Tricia Liston scored a team-high 26 points in Duke's win against N.C. State.
Dan Scheirer / Chronicle File Photo
Tricia Liston scored a team-high 26 points in Duke's win against N.C. State.

In its first contest since clinching the ACC regular season title, No. 5 Duke travels to Coral Gables, Fla. to take on a Miami team in search of a win to solidify its NCAA tournament resume.

The teams met in Durham in January, when a sluggish Blue Devil start and hot Miami shooting led to a 29-29 halftime score.

“We didn’t do anything in the first half. We didn’t attack, we didn’t compete, and we didn’t contest,” Duke head coach Joanne P. McCallie said.

After intermission, the Blue Devils (26-1, 16-0 in the ACC) ramped up their focus and energy, outscoring the Hurricanes 53-14 in the second half en route to an 82-43 win, forcing 22 turnovers in the contest.

“We came into it trying to pick up the intensity on defense, trying to force more turnovers and get some offense off that,” junior guard Tricia Liston said.

The Hurricanes (18-9, 9-7) were led by junior Krystal Saunders, who knocked down five 3-pointers, all in the first half, while leading scorers Morgan Stroman and Stefanie Yderstrom, who lead the team with 12.9 and 12.2 points per game, respectively, were limited to a combined seven points.

“They have excellent three-balls, so you’ve got to locate them, spot up, and contest them, especially in transition,” McCallie said of Stroman and Yderstrom.

In Sunday’s tilt with then-No.8 Maryland, one of the best rebounding teams in the country, Duke lost the battle of the boards 33-30. Miami presents another challenging matchup down low, averaging 43.1 boards per contest.

“They’ve got some good depth [at the post] position, and they all bang and play physically,” McCallie said.

At 6-foot-6, junior Hurricane center Shawnice Wilson is among the nation’s tallest players. Liston embraced the challenge of dealing with such impressive size in the paint.
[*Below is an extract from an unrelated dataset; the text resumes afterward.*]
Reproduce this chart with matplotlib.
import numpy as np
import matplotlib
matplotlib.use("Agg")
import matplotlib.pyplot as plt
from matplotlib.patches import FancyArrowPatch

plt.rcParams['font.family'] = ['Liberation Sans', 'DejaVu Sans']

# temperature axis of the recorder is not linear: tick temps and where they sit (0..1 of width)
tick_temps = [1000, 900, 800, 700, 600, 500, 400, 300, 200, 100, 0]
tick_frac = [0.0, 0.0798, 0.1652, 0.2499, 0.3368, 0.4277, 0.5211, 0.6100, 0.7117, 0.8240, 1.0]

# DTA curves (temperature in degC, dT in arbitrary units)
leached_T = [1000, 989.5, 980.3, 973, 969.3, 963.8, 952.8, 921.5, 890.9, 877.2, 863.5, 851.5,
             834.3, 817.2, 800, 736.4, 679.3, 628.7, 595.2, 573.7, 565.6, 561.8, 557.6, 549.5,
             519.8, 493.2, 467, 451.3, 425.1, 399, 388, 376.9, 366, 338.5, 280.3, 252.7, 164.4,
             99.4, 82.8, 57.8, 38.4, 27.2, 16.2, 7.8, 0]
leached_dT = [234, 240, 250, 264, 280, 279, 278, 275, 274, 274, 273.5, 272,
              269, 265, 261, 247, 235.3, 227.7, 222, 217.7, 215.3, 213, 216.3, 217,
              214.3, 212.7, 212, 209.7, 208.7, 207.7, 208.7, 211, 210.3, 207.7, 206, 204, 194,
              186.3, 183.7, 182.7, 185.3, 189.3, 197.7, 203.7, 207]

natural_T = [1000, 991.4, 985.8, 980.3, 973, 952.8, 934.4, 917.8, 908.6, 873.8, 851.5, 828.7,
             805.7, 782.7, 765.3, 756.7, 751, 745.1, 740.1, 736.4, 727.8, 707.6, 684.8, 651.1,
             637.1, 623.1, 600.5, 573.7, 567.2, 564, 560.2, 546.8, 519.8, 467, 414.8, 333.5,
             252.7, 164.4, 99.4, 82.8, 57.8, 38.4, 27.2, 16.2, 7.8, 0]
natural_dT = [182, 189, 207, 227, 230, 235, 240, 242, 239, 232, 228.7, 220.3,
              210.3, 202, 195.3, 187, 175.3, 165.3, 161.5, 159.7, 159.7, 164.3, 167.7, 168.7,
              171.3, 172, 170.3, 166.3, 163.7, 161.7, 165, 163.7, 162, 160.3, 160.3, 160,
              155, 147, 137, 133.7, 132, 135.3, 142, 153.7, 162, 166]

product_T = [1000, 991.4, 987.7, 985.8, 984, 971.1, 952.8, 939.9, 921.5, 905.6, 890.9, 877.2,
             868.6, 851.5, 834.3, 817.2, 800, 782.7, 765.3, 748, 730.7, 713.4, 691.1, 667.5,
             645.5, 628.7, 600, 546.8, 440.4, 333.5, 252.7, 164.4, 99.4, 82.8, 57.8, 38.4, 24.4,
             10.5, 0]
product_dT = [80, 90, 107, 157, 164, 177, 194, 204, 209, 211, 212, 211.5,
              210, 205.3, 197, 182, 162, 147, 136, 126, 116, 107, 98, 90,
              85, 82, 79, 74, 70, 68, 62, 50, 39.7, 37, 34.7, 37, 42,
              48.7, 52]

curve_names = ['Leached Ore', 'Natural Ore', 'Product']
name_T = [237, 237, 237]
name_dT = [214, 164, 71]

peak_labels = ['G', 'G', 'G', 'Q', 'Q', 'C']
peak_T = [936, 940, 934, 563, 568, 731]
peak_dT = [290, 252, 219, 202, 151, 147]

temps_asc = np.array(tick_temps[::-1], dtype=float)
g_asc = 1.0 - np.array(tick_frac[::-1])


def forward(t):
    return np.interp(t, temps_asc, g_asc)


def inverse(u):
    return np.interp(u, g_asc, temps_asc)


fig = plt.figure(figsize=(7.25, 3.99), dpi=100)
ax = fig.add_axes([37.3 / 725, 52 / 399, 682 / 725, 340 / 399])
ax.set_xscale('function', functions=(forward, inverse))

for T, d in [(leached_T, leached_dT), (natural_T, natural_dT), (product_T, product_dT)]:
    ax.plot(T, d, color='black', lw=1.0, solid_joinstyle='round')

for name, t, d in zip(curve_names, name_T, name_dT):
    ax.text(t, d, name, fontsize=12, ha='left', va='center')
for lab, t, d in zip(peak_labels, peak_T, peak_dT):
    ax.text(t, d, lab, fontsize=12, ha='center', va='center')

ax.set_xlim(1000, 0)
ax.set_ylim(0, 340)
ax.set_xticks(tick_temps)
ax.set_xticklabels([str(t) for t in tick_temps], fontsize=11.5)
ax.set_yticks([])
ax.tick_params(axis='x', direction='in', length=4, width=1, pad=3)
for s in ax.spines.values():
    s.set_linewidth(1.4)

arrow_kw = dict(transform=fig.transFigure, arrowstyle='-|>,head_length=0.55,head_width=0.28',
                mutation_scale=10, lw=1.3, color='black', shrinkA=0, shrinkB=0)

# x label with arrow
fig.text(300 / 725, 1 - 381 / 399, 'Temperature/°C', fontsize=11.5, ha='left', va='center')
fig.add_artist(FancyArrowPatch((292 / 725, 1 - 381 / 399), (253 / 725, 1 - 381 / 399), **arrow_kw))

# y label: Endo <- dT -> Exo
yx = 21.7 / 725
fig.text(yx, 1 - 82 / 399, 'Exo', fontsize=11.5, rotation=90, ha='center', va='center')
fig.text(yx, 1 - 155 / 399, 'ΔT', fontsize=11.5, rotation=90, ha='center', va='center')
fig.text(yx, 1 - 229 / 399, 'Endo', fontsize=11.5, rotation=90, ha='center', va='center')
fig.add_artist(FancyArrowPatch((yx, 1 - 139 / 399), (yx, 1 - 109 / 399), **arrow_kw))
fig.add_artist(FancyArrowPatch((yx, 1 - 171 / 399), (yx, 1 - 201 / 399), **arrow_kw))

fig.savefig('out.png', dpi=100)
“It’s definitely good practice, because you’re going to see teams down the road with big players like that—[Baylor center] Brittney Griner for example—but you can’t let it alter your shot too much,” Liston said. “You’ve still got to attack the basket, look to get foul calls, but also know when you have to pass, know when you have to shoot your floater.”

Tonight’s game is Duke’s third since the loss of junior floor general Chelsea Gray, who suffered a season-ending knee injury Feb. 17 against Wake Forest. McCallie noted that reserve players have had chances to fill Gray’s large shoes, and that regrouping is akin to starting a new season.

“I have a lot of faith in everybody,” McCallie said. “I don’t feel like we need to go down at all when there’s a sub, and quite frankly maybe can elevate.”

Liston, who along with Alexis Jones has assumed increased ball-handling responsibilities in Gray’s absence, echoed that sentiment.

“Everyone’s just had to have more confidence, be willing to take shots and make plays for other people off the bounce like Chelsea used to do,” Liston said.

Duke is 2-0 without Gray, with both wins against ranked opponents—the Blue Devils round out the regular season with Miami and No. 15 North Carolina. McCallie said the backloaded schedule serves as excellent preparation for the NCAA tournament.

Above all, McCallie is looking for consistent play from her team as it gears up for postseason play.

“No matter where we play—anytime, anyplace, anywhere—[we want] to bring that [A-game] and compete.”